According to the DPI figures, nine sets of shark-baiting drumlines are set up along the Capricorn Coast from Emu Park, about 21km south of Yeppoon, to waters about 30km north.
Reef sharks are most common in the region but 32 bull sharks and 18 tiger sharks, two of the species known to attack humans, were caught in the lines last year.
In total, 113 bull sharks, 287 tiger sharks and 11 great whites were killed in nets and drumlines at 85 beaches between the Gold Coast and Cairns. Six of the great whites were captured off busy Gold Coast surf beaches, including a 3.6m shark in a net at Burleigh Heads and two large sharks at Kirra Beach.
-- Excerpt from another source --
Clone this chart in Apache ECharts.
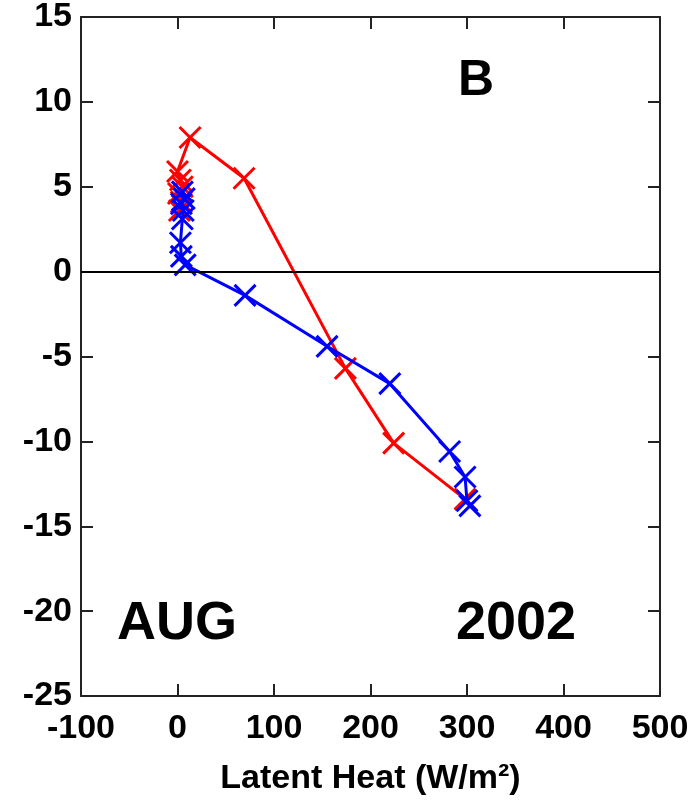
<!DOCTYPE html>
<html>
<head>
<meta charset="utf-8">
<script src="https://cdn.jsdelivr.net/npm/echarts@6/dist/echarts.min.js"></script>
<style>
  html, body { margin: 0; padding: 0; background: #fff; }
  #chart { width: 695px; height: 801px; }
</style>
</head>
<body>
<div id="chart"></div>
<script>
// 数据
const xTicks = [-100, 0, 100, 200, 300, 400, 500];
const yTicks = [-25, -20, -15, -10, -5, 0, 5, 10, 15];

// 红线
const redHeat = [2, 4, 1, 5, 3, 0, 13, 69, 174, 224, 298];
const redLevel = [3.6, 4.1, 4.6, 5.0, 5.4, 5.9, 7.9, 5.5, -5.7, -10.1, -13.4];

// 蓝线
const blueHeat = [5, 7, 4, 6, 5, 3, 4, 8, 70, 155, 220, 282, 298, 300, 303];
const blueLevel = [4.7, 4.3, 4.0, 3.6, 3.1, 1.7, 0.9, 0.4, -1.4, -4.4, -6.6, -10.6, -12.1, -13.5, -13.8];

const zip = (xs, ys) => xs.map((x, i) => [x, ys[i]]);

const font = '"Liberation Sans", Arial, Helvetica, sans-serif';
const cross = 'path://M0,0L10,10M10,0L0,10';

const chart = echarts.init(document.getElementById('chart'));

const axisCommon = {
  axisLine: { show: true, onZero: false, lineStyle: { color: '#222', width: 2 } },
  axisTick: { show: true, inside: true, length: 12, lineStyle: { color: '#222', width: 2 } },
  splitLine: { show: false }
};

const option = {
  animation: false,
  backgroundColor: '#fff',
  grid: { left: 81, right: 35, top: 11, bottom: 95, containLabel: false },
  xAxis: [
    Object.assign({}, axisCommon, {
      type: 'value', position: 'bottom',
      min: xTicks[0], max: xTicks[xTicks.length - 1], interval: 100,
      axisLabel: { color: '#000', fontSize: 34, fontWeight: 'bold', fontFamily: font, margin: 16 },
      name: 'Latent Heat (W/m²)',
      nameLocation: 'middle',
      nameGap: 66,
      nameTextStyle: { color: '#000', fontSize: 34, fontWeight: 'bold', fontFamily: font }
    }),
    Object.assign({}, axisCommon, {
      type: 'value', position: 'top',
      min: xTicks[0], max: xTicks[xTicks.length - 1], interval: 100,
      axisLabel: { show: false }
    })
  ],
  yAxis: [
    Object.assign({}, axisCommon, {
      type: 'value', position: 'left',
      min: yTicks[0], max: yTicks[yTicks.length - 1], interval: 5,
      axisLabel: { color: '#000', fontSize: 34, fontWeight: 'bold', fontFamily: font, margin: 9 }
    }),
    Object.assign({}, axisCommon, {
      type: 'value', position: 'right',
      min: yTicks[0], max: yTicks[yTicks.length - 1], interval: 5,
      axisLabel: { show: false }
    })
  ],
  graphic: [
    { type: 'text', left: 458, top: 56, style: { text: 'B', fill: '#000', font: 'bold 50px ' + font } },
    { type: 'text', left: 117, top: 597, style: { text: 'AUG', fill: '#000', font: 'bold 54px ' + font } },
    { type: 'text', left: 456, top: 597, style: { text: '2002', fill: '#000', font: 'bold 54px ' + font } }
  ],
  series: [
    {
      name: 'red',
      type: 'line',
      data: zip(redHeat, redLevel),
      symbol: cross,
      symbolSize: 21,
      showAllSymbol: true,
      itemStyle: { color: 'transparent', borderColor: '#ff0000', borderWidth: 3 },
      lineStyle: { color: '#ff0000', width: 3 },
      markLine: {
        silent: true,
        symbol: 'none',
        label: { show: false },
        lineStyle: { color: '#000', width: 2, type: 'solid' },
        data: [{ yAxis: 0 }]
      },
      z: 2
    },
    {
      name: 'blue',
      type: 'line',
      data: zip(blueHeat, blueLevel),
      symbol: cross,
      symbolSize: 21,
      showAllSymbol: true,
      itemStyle: { color: 'transparent', borderColor: '#0000ff', borderWidth: 3 },
      lineStyle: { color: '#0000ff', width: 3 },
      z: 3
    }
  ]
};

chart.setOption(option);
</script>
</body>
</html>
Queensland’s program has long come under fire from environmentalists for the threat the shark equipment poses to other marine life, mainly turtles, dugongs and dolphins.
The most recent figures showed dozens of non-targeted species were killed last year.
There have also been calls for the large mesh nets to be taken down during the humpback whale migration. The department says 48 of the 52 whales caught in Queensland shark nets in the past two decades have been released alive.
In NSW, only beaches between Wollongong and Newcastle are netted. Northern NSW has been plagued by shark attacks, three of which were fatal, since early 2013.
The NSW government recently introduced a $16 million shark strategy, which, among other things will include the use of drones and the state’s first trial of drumlines between Coffs Harbour and Tweed Heads.
Unlike in Queensland, where sharks die on the line, the aim of the NSW “smart” drumlines is to tag and release.
NSW Fisheries Minister Niall Blair said GPS technology fitted to a buoy alerted a retrieval team to a captured shark, allowing it to be released and then tracked almost immediately.
Queensland Minister for Fisheries Leanne Donaldson, whose electorate of Bundaberg is home to 18 drumlines that last year captured 35 tiger and five bull sharks, said her government had no plans to scale back or modify its shark control program.